Updated

Health and humanitarian workers in war zones are facing unabated and increasing attacks "and the impact on civilians is nothing but catastrophic," the president of the International Committee of the Red Cross said Monday.

Peter Maurer told an informal Security Council meeting that three years after the council adopted a landmark resolution urging all countries to take action to prevent violence and threats against medical and aid workers, "the evidence of meaningful change on the ground is scarce."

"The taboo that warring parties would not attack aid workers has been trashed," he said. "We need strong leadership, political will and determined action to restore this taboo."

Maurer said health services in conflict "must be protected in a neutral humanitarian space and not be part of military strategies to defeat the adversary." And he said "rhetoric and practices which exclude adversaries — for example those labeled 'terrorists' — from basic health services must stop," and "public health regulations must not be tainted by political and military considerations."

U.N. humanitarian chief Mark Lowcock told the council that when he started working on these issues over 30 years ago "there was a broadly shared assumption that in most circumstances warring parties would not attack aid workers."

In the last years, however, he said, "humanitarian and medical workers have systematically become targets of attack."

Last year, Lowcock said, 317 attacks against aid workers resulted in 113 deaths, according to the aid worker security database. And 388 attacks against health personnel or facilities resulted in more than 300 deaths, according to the World Health Organization, he said.

The undersecretary-general for humanitarian affairs called for better equipment and vehicles to improve security especially for local staff, saying about "94 percent of aid workers who were wounded, killed or abducted in 2018 were nationals of the country in which they were working."

Lowcock said cooperation between civilian and military authorities is also important, explaining that this has enabled U.N. humanitarian staff to run the world's biggest relief operation for between 8 million and 10 million people in Yemen in the last 12 months.
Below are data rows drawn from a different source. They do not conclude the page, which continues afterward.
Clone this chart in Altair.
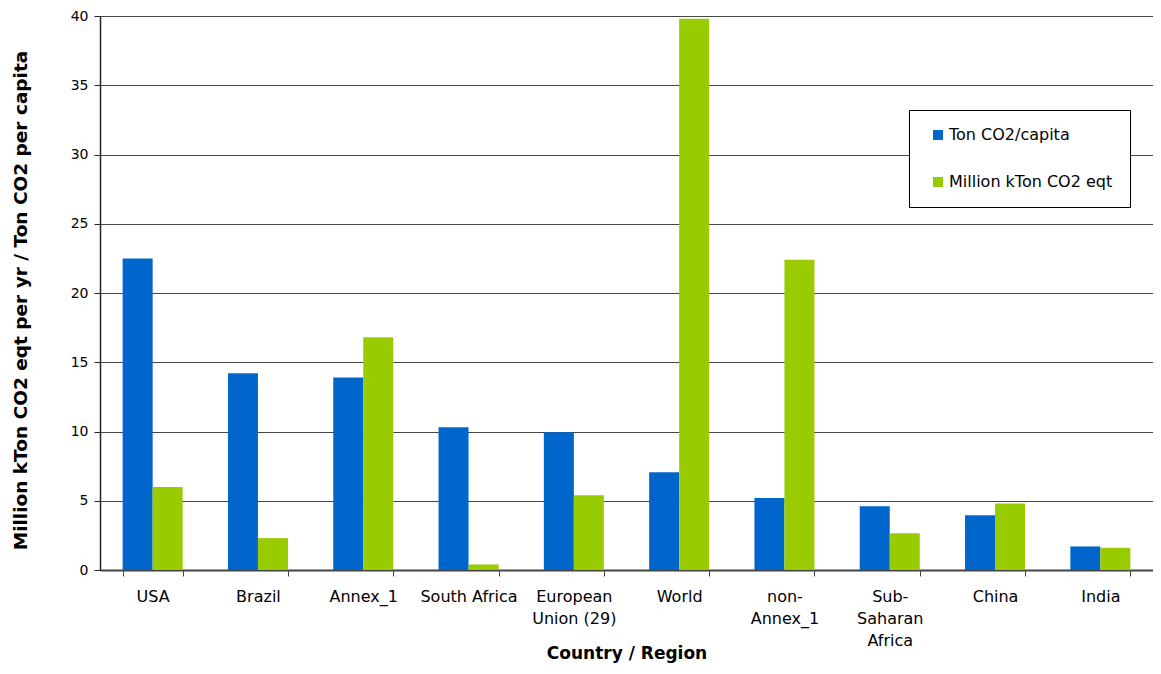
import altair as alt
import pandas as pd

categories = ["USA", "Brazil", "Annex_1", "South Africa", "European Union (29)",
              "World", "non-Annex_1", "Sub-Saharan Africa", "China", "India"]
label_lines = [["USA"], ["Brazil"], ["Annex_1"], ["South Africa"],
               ["European", "Union (29)"], ["World"], ["non-", "Annex_1"],
               ["Sub-", "Saharan", "Africa"], ["China"], ["India"]]
ton_per_capita = [22.5, 14.2, 13.9, 10.3, 9.95, 7.05, 5.2, 4.6, 3.95, 1.7]
mkton_eqt = [6.0, 2.3, 16.8, 0.4, 5.4, 39.8, 22.4, 2.65, 4.8, 1.6]
series = ["Ton CO2/capita", "Million kTon CO2 eqt"]
colors = ["#0066CC", "#99CC00"]
y_ticks = [0, 5, 10, 15, 20, 25, 30, 35, 40]

rows = []
for c, a, b in zip(categories, ton_per_capita, mkton_eqt):
    rows.append({"cat": c, "series": series[0], "value": a})
    rows.append({"cat": c, "series": series[1], "value": b})
df = pd.DataFrame(rows)

expr = "datum.label"
for c, lines in reversed(list(zip(categories, label_lines))):
    arr = "[" + ",".join("'" + s + "'" for s in lines) + "]"
    expr = f"datum.value == '{c}' ? {arr} : ({expr})"

font = "DejaVu Sans"

chart = alt.Chart(df).mark_bar().encode(
    x=alt.X("cat:N", sort=categories,
            scale=alt.Scale(paddingInner=0.43, paddingOuter=0.215),
            axis=alt.Axis(title="Country / Region", labelAngle=0, labelExpr=expr,
                          labelFontSize=16, labelFont=font, labelColor="#000",
                          labelPadding=12, labelLineHeight=22, labelBaseline="top",
                          tickBand="extent", tickSize=6, tickColor="#444",
                          domainColor="#444", domainWidth=2,
                          titleFont=font, titleFontSize=17, titleFontWeight="bold",
                          titleColor="#000", titleY=83, titleBaseline="middle",
                          grid=False)),
    xOffset=alt.XOffset("series:N", sort=series, scale=alt.Scale(paddingInner=0, paddingOuter=0)),
    y=alt.Y("value:Q", scale=alt.Scale(domain=[0, 40], nice=False),
            axis=alt.Axis(title="Million kTon CO2 eqt per yr / Ton CO2 per capita",
                          values=y_ticks, labelFontSize=14, labelFont=font,
                          labelColor="#000", labelPadding=6, tickSize=6,
                          tickColor="#222", domainColor="#222", domainWidth=1.5,
                          gridColor="#444", gridWidth=1,
                          titleFont=font, titleFontSize=18.5, titleFontWeight="bold",
                          titleColor="#000", titlePadding=40, titleY=284)),
    color=alt.Color("series:N", sort=series,
                    scale=alt.Scale(domain=series, range=colors),
                    legend=alt.Legend(title=None, orient="none", legendX=809, legendY=94,
                                      fillColor="white", strokeColor="#000",
                                      padding=17, rowPadding=31, labelFontSize=16,
                                      labelFont=font, labelColor="#000", labelLimit=400,
                                      symbolType="square", symbolSize=100,
                                      symbolStrokeWidth=0, labelOffset=3,
                                      symbolOffset=4)),
).properties(
    width=1053, height=554,
    autosize=alt.AutoSizeParams(type="none"),
    padding={"left": 92, "top": 8, "right": 0, "bottom": 96},
).configure_view(stroke=None).configure(background="white")

chart.save("out.html", embed_options={"renderer": "svg", "actions": False})
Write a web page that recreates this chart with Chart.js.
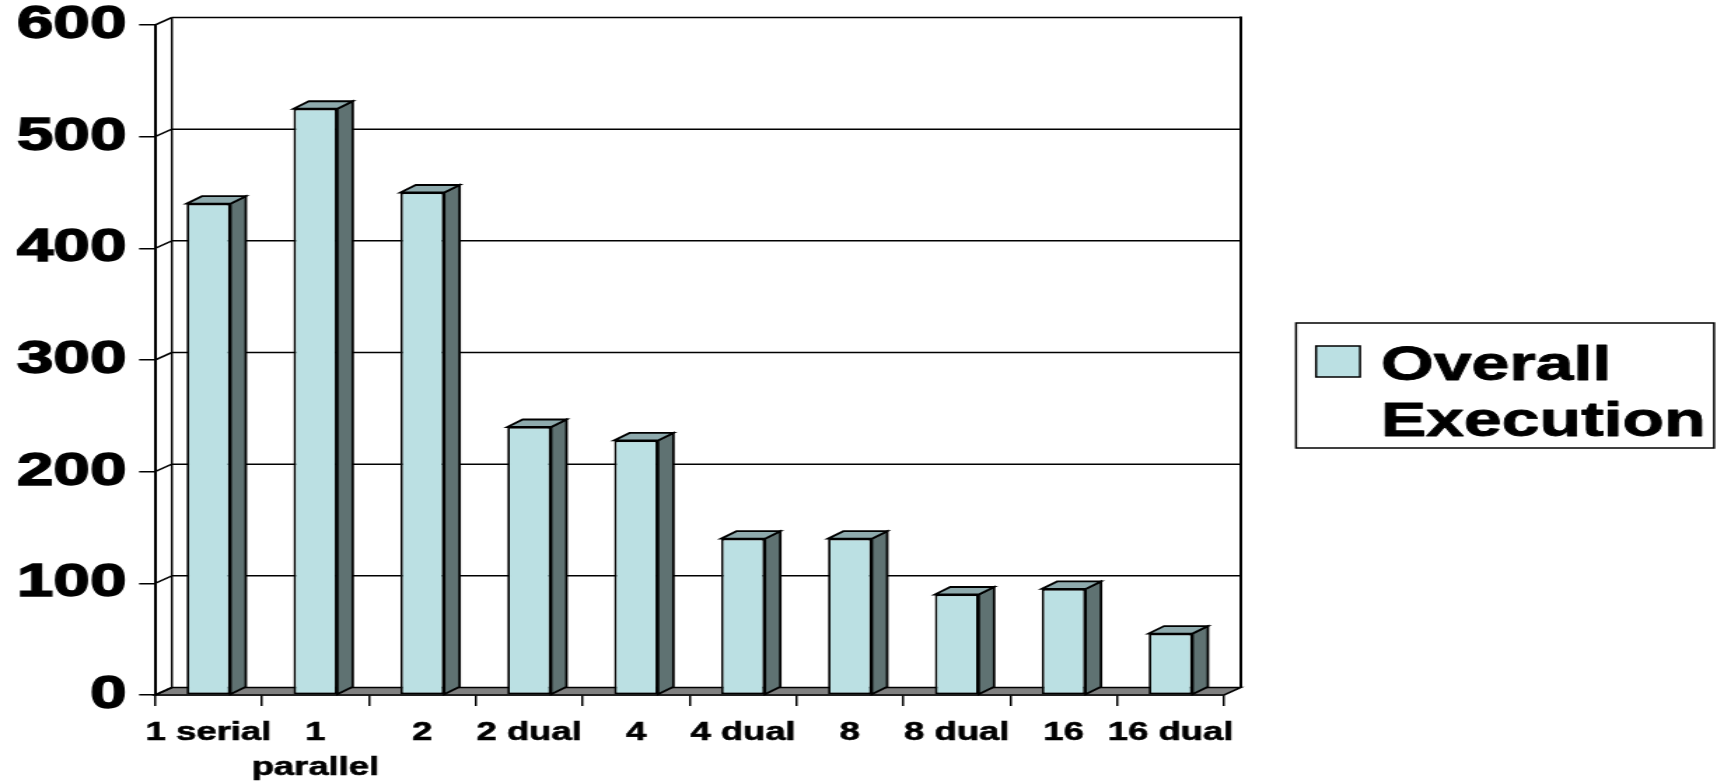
<!DOCTYPE html>
<html>
<head>
<meta charset="utf-8">
<title>Overall Execution</title>
<script src="https://cdn.jsdelivr.net/npm/chart.js@4.4.1/dist/chart.umd.min.js"></script>
<style>
  html, body { margin: 0; padding: 0; background: #ffffff; overflow: hidden; }
  /* the chart is laid out narrow and widened horizontally, like a stretched slide graphic */
  #wrap {
    position: absolute; left: 0; top: 0;
    width: 1226px; height: 782px;
    transform: scaleX(1.40049); transform-origin: 0 0;
  }
</style>
</head>
<body>
<div id="wrap"><canvas id="chart"></canvas></div>
<script>
// ---- data ----
const categories = [['1 serial'], ['1', 'parallel'], ['2'], ['2 dual'], ['4'], ['4 dual'], ['8'], ['8 dual'], ['16'], ['16 dual']];
const executionTimes = [440, 525, 450, 240, 228, 140, 140, 90, 95, 55];
const seriesName = 'Overall Execution';
const yTicks = [0, 100, 200, 300, 400, 500, 600];

// ---- style ----
const FONT = "'Liberation Sans', Arial, sans-serif";
const FRONT = '#bbe0e3';
const SIDE = '#5f7272';
const TOP = '#8eaaad';
const FLOOR = '#808080';
const WALL_DX = 12, WALL_DY = 7.5;   // depth of the back wall
const BAR_DX = 11, BAR_DY = 7.5;     // depth of each bar

function seg(ctx, x1, y1, x2, y2) {
  ctx.beginPath(); ctx.moveTo(x1, y1); ctx.lineTo(x2, y2); ctx.stroke();
}
function face(ctx, pts, fill) {
  ctx.beginPath();
  ctx.moveTo(pts[0][0], pts[0][1]);
  for (let i = 1; i < pts.length; i++) ctx.lineTo(pts[i][0], pts[i][1]);
  ctx.closePath();
  ctx.fillStyle = fill; ctx.fill(); ctx.stroke();
}
// keep the plot frame fixed: labels may overhang the frame edges
function noOverhang(scale) {
  scale.paddingTop = 0; scale.paddingBottom = 0;
  scale.paddingLeft = 0; scale.paddingRight = 0;
}

// floor, back wall and side wall of the 3-D frame, then the bar tops and sides
const depthPlugin = {
  id: 'depth3d',
  beforeDatasetsDraw(chart) {
    const { ctx, chartArea: a, scales: { y } } = chart;
    const y0 = y.getPixelForValue(0);
    const yTop = y.getPixelForValue(y.max);
    ctx.save();
    ctx.strokeStyle = '#000'; ctx.lineWidth = 1.5; ctx.lineJoin = 'miter';
    face(ctx, [[a.left, y0], [a.right, y0], [a.right + WALL_DX, y0 - WALL_DY], [a.left + WALL_DX, y0 - WALL_DY]], FLOOR);
    y.ticks.forEach(t => {
      const py = y.getPixelForValue(t.value);
      seg(ctx, a.left, py, a.left + WALL_DX, py - WALL_DY);
      if (t.value !== 0) seg(ctx, a.left + WALL_DX, py - WALL_DY, a.right + WALL_DX, py - WALL_DY);
    });
    seg(ctx, a.left + WALL_DX, yTop - WALL_DY, a.left + WALL_DX, y0 - WALL_DY);
    ctx.lineWidth = 2;
    seg(ctx, a.right + WALL_DX, yTop - WALL_DY - 1, a.right + WALL_DX, y0 - WALL_DY);
    ctx.restore();
  },
  afterDatasetsDraw(chart) {
    const { ctx } = chart;
    ctx.save();
    ctx.strokeStyle = '#000'; ctx.lineWidth = 1.8; ctx.lineJoin = 'miter';
    chart.getDatasetMeta(0).data.forEach(bar => {
      const { x, y, base, width } = bar.getProps(['x', 'y', 'base', 'width'], true);
      const l = x - width / 2, r = x + width / 2;
      face(ctx, [[r, base], [r, y], [r + BAR_DX, y - BAR_DY], [r + BAR_DX, base - BAR_DY]], SIDE);
      face(ctx, [[l, y], [r, y], [r + BAR_DX, y - BAR_DY], [l + BAR_DX, y - BAR_DY]], TOP);
    });
    ctx.restore();
  }
};

// boxed legend on the right, series name broken over two lines
const boxLegend = {
  id: 'boxLegend',
  afterDraw(chart) {
    const { ctx } = chart;
    const ds = chart.data.datasets[0];
    ctx.save();
    ctx.strokeStyle = '#000'; ctx.lineWidth = 1.5;
    ctx.fillStyle = '#fff';
    ctx.fillRect(925.4, 323, 298.5, 125);
    ctx.strokeRect(925.4, 323, 298.5, 125);
    ctx.fillStyle = ds.backgroundColor;
    ctx.fillRect(939.7, 346, 31.4, 31);
    ctx.strokeRect(939.7, 346, 31.4, 31);
    ctx.fillStyle = '#000';
    ctx.lineWidth = 0.9;
    ctx.lineJoin = 'round';
    ctx.font = 'bold 48.5px ' + FONT;
    ctx.textBaseline = 'alphabetic';
    ctx.textAlign = 'left';
    const words = ds.label.split(' ');
    const lines = [[words[0], 380], [words.slice(1).join(' '), 436]];
    lines.forEach(([txt, by]) => {
      ctx.fillText(txt, 986, by);
      ctx.strokeText(txt, 986, by);
    });
    ctx.restore();
  }
};

new Chart(document.getElementById('chart'), {
  type: 'bar',
  data: {
    labels: categories,
    datasets: [{
      label: seriesName,
      data: executionTimes,
      backgroundColor: FRONT,
      borderColor: '#000',
      borderWidth: 1.8,
      borderSkipped: false,
      barPercentage: 0.41,
      categoryPercentage: 1.0
    }]
  },
  options: {
    responsive: true,
    maintainAspectRatio: false,
    animation: false,
    events: [],
    layout: { autoPadding: false, padding: { left: 0, top: 25, right: 352, bottom: 0 } },
    plugins: { legend: { display: false }, tooltip: { enabled: false }, title: { display: false } },
    scales: {
      x: {
        offset: true,
        grid: { offset: true, drawOnChartArea: false, drawTicks: true, tickLength: 11, color: '#000', lineWidth: 1.5 },
        border: { display: true, color: '#000', width: 1.5 },
        ticks: {
          autoSkip: false, maxRotation: 0, minRotation: 0, padding: 9.5, color: '#000',
          textStrokeColor: '#000', textStrokeWidth: 0.6,
          font: { family: FONT, size: 26, weight: 'bold', lineHeight: '35px' }
        },
        afterFit(scale) { scale.height = 87; noOverhang(scale); }
      },
      y: {
        min: 0, max: 600,
        afterBuildTicks(scale) { scale.ticks = yTicks.map(v => ({ value: v })); },
        grid: { drawOnChartArea: false, drawTicks: true, tickLength: 11.4, color: '#000', lineWidth: 1.5 },
        border: { display: true, color: '#000', width: 2 },
        ticks: {
          padding: 9, color: '#000',
          textStrokeColor: '#000', textStrokeWidth: 1.4,
          font: { family: FONT, size: 47, weight: 'bold' }
        },
        afterFit(scale) { scale.width = 110.7; noOverhang(scale); }
      }
    }
  },
  plugins: [depthPlugin, boxLegend]
});
</script>
</body>
</html>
Trust is essential, he added, but it can only be sustained if governments don't politicize assistance or criminalize engagement or aid to particular groups.

David Milliband, president of the International Rescue Committee, told the council that with increasing attacks on aid and health workers, it's time for action.

He called for an immediate and independent investigation of every aid worker's death and urged governments to bring perpetrators to justice.

Milliband asked the council a series of questions including: "Will you block attempts to criminalize our ability to engage with armed actors in the name of counter-terror restrictions? ... Will you seek and speak the truth no matter how powerful the state, how sensitive the topic, or how uncomfortable the question?"

Milliband said IRC staff are waiting for action in Syria where they face increasing attacks, in Congo "where we are working to control an Ebola outbreak amid relentless arson attacks against treatment centers," and in Yemen, "where Houthi (rebels') land-mines and (Saudi-led) coalition airstrikes mean humanitarians risk their lives with every movement."